— Ваш мистицизм...
Стефану определенно не везло в разговоре: он не успел выложить самые веские козыри, так как Секуловский фыркнул и соскочил со своего конька бесконечности.
— Я — мистик? Кто это вам сказал? У нас едва кто-нибудь напечатается раза четыре, ему тут же навешивают ярлык прямо-таки с формулировкой, подходящей для надгробия: «тонкий лирик», «стилист», «жизнелюб». Критики, которых я некогда окрестил кретинами, это — врачи литературы, ибо подобно вам ставят липовые диагнозы, тоже знают, как должно быть, и тоже абсолютно не способны помочь... Превратили меня в мистика насильно, и кто? Провонявшие клопами типы, хамы, остолопы, и вот еще одна странность из миллиона других: имея мозг, якобы аналогичный моему, можно думать как бы кишечником.

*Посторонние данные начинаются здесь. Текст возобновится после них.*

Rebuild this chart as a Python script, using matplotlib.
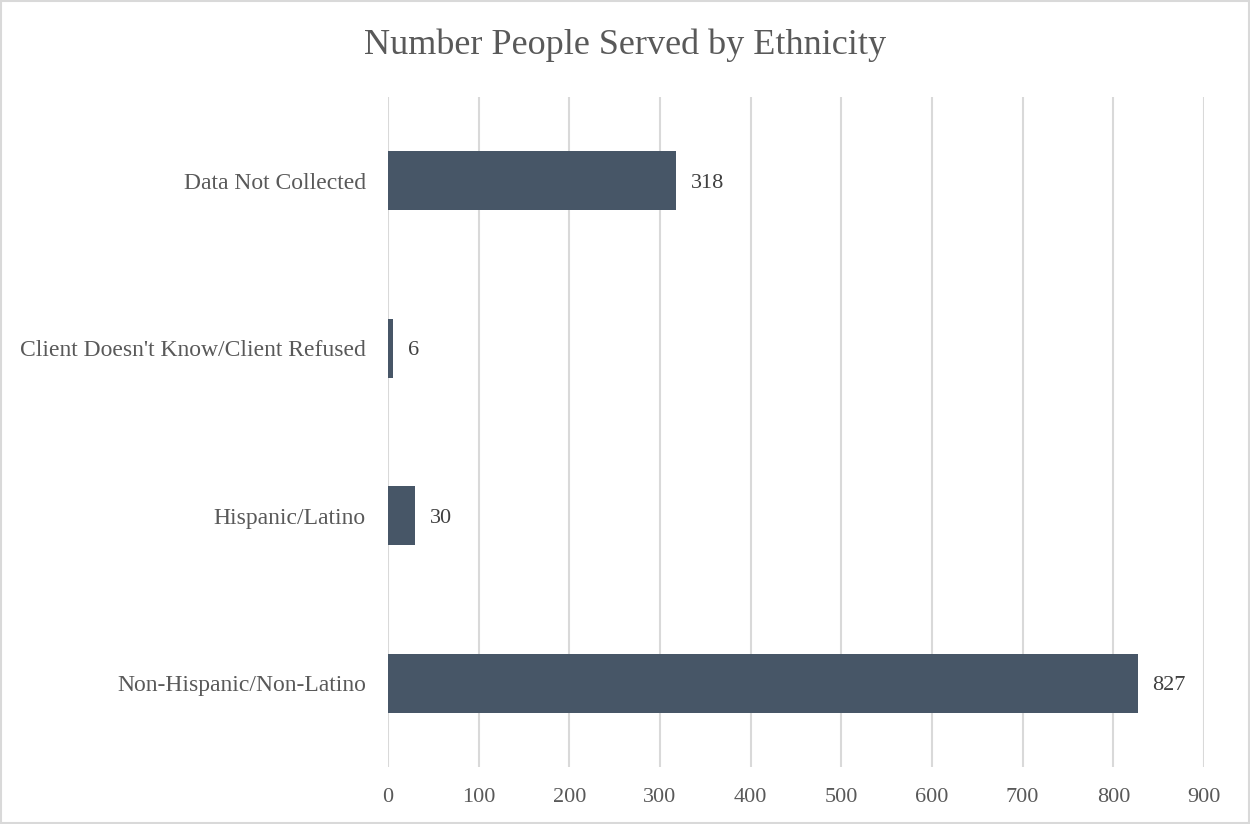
import matplotlib
matplotlib.use("Agg")
import matplotlib.pyplot as plt
from matplotlib.patches import Rectangle

categories = ["Non-Hispanic/Non-Latino", "Hispanic/Latino",
              "Client Doesn't Know/Client Refused", "Data Not Collected"]
values = [827, 30, 6, 318]
xticks = [0, 100, 200, 300, 400, 500, 600, 700, 800, 900]

plt.rcParams['font.family'] = ['Liberation Serif', 'DejaVu Serif']
text_color = '#595959'
bar_color = '#475667'

fig = plt.figure(figsize=(12.5, 8.24), dpi=100)
ax = fig.add_axes([0.3104, 0.0692, 0.6528, 0.8131])

y = list(range(len(categories)))
ax.barh(y, values, height=0.35, color=bar_color, zorder=3)
for yi, v in zip(y, values):
    ax.text(v + 16, yi, str(v), va='center_baseline', ha='left', fontsize=16, color='#404040')

ax.set_xlim(0, 900)
ax.set_ylim(-0.5, 3.5)
ax.set_xticks(xticks)
ax.set_xticklabels([str(t) for t in xticks], fontsize=16, color=text_color)
ax.set_yticks(y)
ax.set_yticklabels(categories, fontsize=17, color=text_color)
ax.tick_params(axis='both', length=0)
ax.tick_params(axis='x', pad=15)
ax.tick_params(axis='y', pad=16)
ax.grid(axis='x', color='#d9d9d9', linewidth=1.5, zorder=0)
for s in ax.spines.values():
    s.set_visible(False)

fig.text(0.5, 0.945, "Number People Served by Ethnicity", ha='center', va='center',
         fontsize=26, color=text_color)

fig.patches.append(Rectangle((0.001, 0.001), 0.998, 0.998, transform=fig.transFigure,
                             fill=False, edgecolor='#d9d9d9', linewidth=1.5))

fig.savefig("out.png", dpi=100)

— Наша беседа несколько бессистемна — не диалог, а двойной монолог с перевесом в вашу пользу, — сказал Стефан. Он решил поднапрячься и мощным ударом свалить Секуловского. Он уже совершенно забыл о своей медицине. — Я ведь знаю ваши сочинения. Так вот, вы намекаете на существование иной яви, нежели «Явь Бытия». Описываете несуществующие миры, хотя и правдоподобные, — что-то вроде отрицательной кривизны Римановых пространств... Но ведь и мир, который нас окружает, довольно интересен, как вы сами утверждаете. Почему же вы так мало о нем пишете?
— Мир, который нас окружает? Ах, так вы полагаете, что я «придумываю миры»? Значит, вы нисколько не сомневаетесь в подлинности мира, который окружает меня и вас, того мира, в центре которого вы восседаете на крашеном стуле?
Стефан подумал, что мир этот малость чокнутый, но, разумеется, сказал:
— До некоторой степени — да.
Секуловский услыхал только это «да», так как оно было ему нужно.
— Я смотрю иначе. Недавно господин доктор Кшечотек разрешил мне заглянуть в микроскоп. Он видел там, как потом рассказывал, розовато окрашенные частицы слизистой оболочки, среди которых располагались темными венчиками возбудители дифтерии — характерной колбовидной формы; я правильно за ним повторяю?
Сташек подтвердил.
— А я видел архипелаги коричневых островов, похожих на коралловые атоллы в лазурном море, где плавали розовые обломки льдин, влекомые могучими, пульсирующими течениями...
— Эти «атоллы» как раз и были бактерии, — заметил Сташек.
— Да, но я этого не видел. Так где же общий для всех мир? Разве книга одно и то же для переплетчика и для вас?
— Неужели вы сомневаетесь даже в возможности понять другого?
— Этот разговор чересчур академичен. Могу сознаться в одном: я действительно как бы удлиняю иные штрихи на рисунке мира, я всегда стремлюсь к идеальной последовательности, которая в итоге может оказаться непоследовательностью. И не более того.
— Следовательно, упорядоченный абсурд? Это — одна из возможностей, и я не знаю, почему...
— Любой из нас — одна из возможностей, которая превратилась в необходимость, — перебил Секуловский, и Стефану припомнилась мысль, которую он однажды в одиночестве произвел на свет:
— Подумали ли вы когда-нибудь: «я, который был живчиком и яйцеклеткой»?
— Это любопытно. Вы позволите, я запишу? Разумеется, если это не из ваших литературных заготовок... — спросил Секуловский.
Стефан промолчал, чувствуя, что его ограбили, хотя формально он и не может заявить протест, и Секуловский крупным косым почерком сделал запись на закладке, вынутой из книги. Это был «Улисс» Джойса.
— Вы беседовали, господа, о последовательностях и их продолжениях, — заговорил молчавший до того Сташек. — А что вы скажете о немцах? Последствием, вытекающим из их идеологии, было бы биологическое уничтожение нашего народа после того, как будут полностью использованы его людские ресурсы.
— Политики — слишком глупые люди, чтобы разумным образом предполагать, как они поступят, — ответил Секуловский, аккуратно завинчивая зеленовато-янтарное вечное перо «Пеликан». — Но в данном случае то, о чем вы упомянули, не исключено.
— Так что же делать?
— Играть на флейте, ловить бабочек, — ответил поэт, которому, похоже, наскучила беседа. — Мы добиваемся свободы различными способами. Одни — за чужой счет, это очень некрасиво, зато практично. Другие — выискивая в обстоятельствах щель, сквозь которую можно улизнуть. Не будем бояться слова «безумие». Я утверждаю, что могу совершить деяние по видимости безумное, чтобы продемонстрировать свою свободу действий.
— Например? — спросил Стефан, хотя ему и показалось, что Сташек, которого он видел только краешком глаза, делает какой-то предостерегающий жест.